現在我在荒地村,真是煢煢孑立,形影相吊。弗朗西斯在遙遠的香港,被工作忙得焦頭爛額。過去我們也長時間地分開過,通過每天的短信和Skype通話來緩解遠距離的相思。只要兩個人都忙於手頭上的事情,就不會有那麼多時間去感覺孤單。反正,在一起都十三年了,她的聲音和樣子都印在我腦海裡。有時候,我這個老外走在路上,會不假思索地大聲說話,對象是一個不在身邊的女人。這惹得荒地的村民摸不著頭腦,紛紛對我側目。我決定,下次戴個藍牙耳機,遮掩一下這種神經兮兮的自言自語。

弗朗西斯認為和外星人做愛的孟先生那天晚上看到的應該是流星或隕石墜落,不是什麼宇宙飛船(她說,他杜撰出來的這些故事,充分體現了東北人吹牛皮的高超本領)。1976年,一塊隕石在荒地上空裂成無數碎片。三舅、三姨、三姨夫都還記得,他們聽到爆炸聲,在3月午後的天空看到一團火球:他們以為是飛機爆炸了。碎片沒有砸中他們的家,而是砸中了周圍的田野,泥水四濺,濃煙滾滾。還引起了一場裡氏一點七級的小地震。這是吉林市一個博物館說的,政府專門建了這個博物館,來展示一塊微波爐大小的隕石。這個博物館倒不是什麼愛國主義教育基地,只是把那次隕石墜落添油加醋一番,對前來參觀的孩子們說,這隕石是「外太空的遊客」。讀到這句說明,我突然開始想念孟先生了。

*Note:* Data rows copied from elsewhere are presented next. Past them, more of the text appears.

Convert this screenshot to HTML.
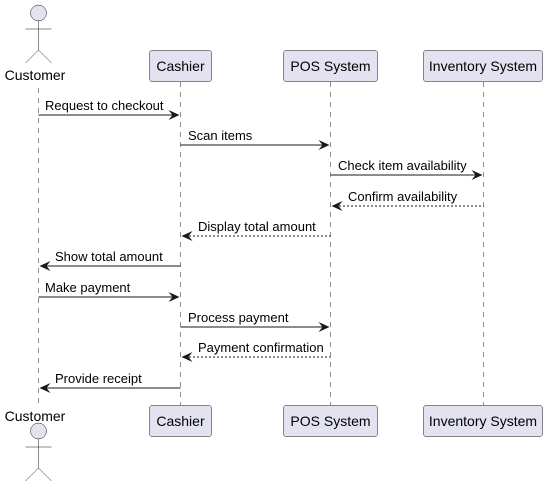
<!DOCTYPE html>
<html><head><meta charset="utf-8"><style>html,body{margin:0;padding:0;background:#fff}</style></head>
<body>
<svg width="549" height="487" xmlns="http://www.w3.org/2000/svg" font-family="Liberation Sans, sans-serif">
<g stroke="#181818" stroke-width="0.5" stroke-dasharray="5,5">
<line x1="38.5" y1="88" x2="38.5" y2="405"/>
<line x1="180.5" y1="82" x2="180.5" y2="405"/>
<line x1="330.5" y1="82" x2="330.5" y2="405"/>
<line x1="483.5" y1="82" x2="483.5" y2="405"/>
</g>
<g fill="#E2E2F0" stroke="#181818" stroke-width="0.5">
<circle cx="38.5" cy="13" r="8"/>
<circle cx="38.5" cy="431" r="8"/>
<rect x="149.5" y="50.5" width="62" height="31" rx="2.5"/>
<rect x="283.5" y="50.5" width="94" height="31" rx="2.5"/>
<rect x="423.5" y="50.5" width="119" height="31" rx="2.5"/>
<rect x="149.5" y="405.5" width="62" height="31" rx="2.5"/>
<rect x="283.5" y="405.5" width="94" height="31" rx="2.5"/>
<rect x="423.5" y="405.5" width="119" height="31" rx="2.5"/>
</g>
<g stroke="#181818" stroke-width="0.5" fill="none">
<path d="M38.5 21V50M25.5 29H51.5M38.5 50L25.5 63M38.5 50L51.5 63"/>
<path d="M38.5 439V468M25.5 447H51.5M38.5 468L25.5 481M38.5 468L51.5 481"/>
</g>
<g font-size="14" fill="#000" text-anchor="middle">
<text x="35" y="80">Customer</text>
<text x="35" y="421">Customer</text>
<text x="180.5" y="71">Cashier</text>
<text x="330.5" y="71">POS System</text>
<text x="483" y="71">Inventory System</text>
<text x="180.5" y="426">Cashier</text>
<text x="330.5" y="426">POS System</text>
<text x="483" y="426">Inventory System</text>
</g>
<g stroke="#181818" stroke-width="1" fill="none">
<line x1="38.5" y1="115" x2="176" y2="115"/>
<line x1="180.5" y1="145" x2="326" y2="145"/>
<line x1="330.5" y1="175" x2="479" y2="175"/>
<line x1="335" y1="206" x2="483.5" y2="206" stroke-dasharray="2,2"/>
<line x1="185" y1="236" x2="330.5" y2="236" stroke-dasharray="2,2"/>
<line x1="43" y1="266" x2="180.5" y2="266"/>
<line x1="38.5" y1="297" x2="176" y2="297"/>
<line x1="180.5" y1="327" x2="326" y2="327"/>
<line x1="185" y1="357" x2="330.5" y2="357" stroke-dasharray="2,2"/>
<line x1="43" y1="388" x2="180.5" y2="388"/>
</g>
<g fill="#181818">
<path d="M179.5 115l-11-5 4 5-4 5z"/>
<path d="M329.5 145l-11-5 4 5-4 5z"/>
<path d="M482.5 175l-11-5 4 5-4 5z"/>
<path d="M331.5 206l11-5-4 5 4 5z"/>
<path d="M181.5 236l11-5-4 5 4 5z"/>
<path d="M39.5 266l11-5-4 5 4 5z"/>
<path d="M179.5 297l-11-5 4 5-4 5z"/>
<path d="M329.5 327l-11-5 4 5-4 5z"/>
<path d="M181.5 357l11-5-4 5 4 5z"/>
<path d="M39.5 388l11-5-4 5 4 5z"/>
</g>
<g font-size="13" fill="#000">
<text x="45" y="110">Request to checkout</text>
<text x="188" y="140">Scan items</text>
<text x="338" y="170">Check item availability</text>
<text x="348" y="201">Confirm availability</text>
<text x="198" y="231">Display total amount</text>
<text x="55" y="261">Show total amount</text>
<text x="45" y="292">Make payment</text>
<text x="188" y="322">Process payment</text>
<text x="198" y="352">Payment confirmation</text>
<text x="55" y="383">Provide receipt</text>
</g>
</svg>
</body></html>
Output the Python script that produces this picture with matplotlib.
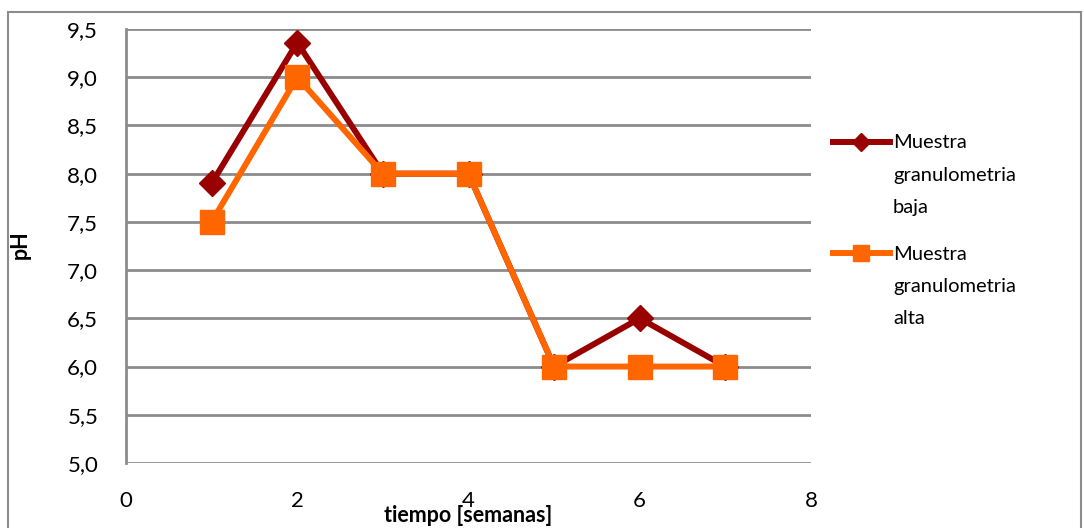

從博物館回荒地村的公交車經過二十二中。6月末已經放暑假了,學校裡空空的。外牆上的大紅條幅展示著學校的中考成績,細數那些考進吉林市重點高中的學生,還有被體校招去的特長生。那個自稱菲爾的嚴肅女孩考進了市裡最好的一所高中。她跑得比班上幾個上了體校的同學還要快,但志不在此,而是夢想著上一所好大學,然後成為一名英語老師。而那些上了體校的同學,從此要走上一條完全不同的「非學術」道路。關老師和我一起坐公交,我翻譯了伍迪·埃倫的一個笑話給她聽,逗得她哈哈大笑:「不會工作的,教書;不會教書的,教體育。」「不過,」關老師笑過之後說,「體育老師不用改作業,所以他們可能才是最聰明的老師呢。」

學校周圍,大片深綠的稻田在晨光中閃著光澤。我不在的這段時間,此地此景,沒有什麼變化。但學校的垃圾堆高了一點兒,新添了可口可樂、百事可樂和芬達橙汁的空瓶子。雜貨店前貼著的小海報上有科比·布萊恩特和一群穿白大褂的外科醫生圍著一個俯臥的男人。科比那張是宣傳門戶網站新浪網;手術那張宣傳的是韓式割包皮。荒地擴建的診所就可以做這個手術,當然目前還是搭滿腳手架的建築工地。

但最大的變化還在前面。

訓練機的轟鳴聲劃破清晨的寂靜。公交緩緩開過紅旗路路口,等著一個下車的乘客把一箱箱磚搬下去。一個我不認識的大媽跟我打招呼:「誰家滴啊?」我說完之後,她燦爛一笑,說還記得弗朗西斯小姑娘時的樣子。我說現在是我一個人在這兒,她嘖嘖幾下,喊了一聲「哎呀我的媽呀」,表示了深深的擔憂和關懷。「你倆還沒生娃吶?你啥時候做爸爸啊?你倆不年輕了呀。她得懷上啦。你跑這兒來,她又在香港,怎麼懷得上?」

是啊,Skype可沒有造人這個選項。

公交車裡一陣哄笑,大家都來逗我。說我沒有小孩,自己一個人跑這兒來,孤孤單單的。各種玩笑接連不斷,直到有人認真地說了一句:「混血的孩子都很漂亮。你的孩子肯定會特別好看。」

「還聰明!」另一個大媽附和道。

「不過跟你媳婦兒說,要多吃——」

「蘋果,」我自覺地補全了句子。

全車人都贊同地點起了頭,接著又開始打趣我,不斷強調,我居然自己選擇來這兒,還是獨自一人。

司機停在紅旗路上新建成的牌坊下面。這是全荒地最高的建築了,甚至比那個打造東北第一村的牌子還要醒目。牌坊下面鋪滿綠色的草皮,兩邊的基柱腳上鋪了大理石,中間用五根閃閃發光的不銹鋼管連接著。這一切看上去不倫不類,就算不是來自外太空,也絕不是荒地該有的東西。

其中一根基柱上寫著東北富饒之根,另一邊寫著東福米業。

「牌坊上沒寫村子的名字,」我說。

「公司徵用的地越來越多了,」關老師回答。

司機摸摸索索地啟動了第一擋,一陣噪音後,公交吭哧吭哧從牌坊穿了過去,往正在成熟的稻田開去。司機說:「有人開玩笑說,我們現在都住在東福米業了。」但這次,公交車上沒有人笑。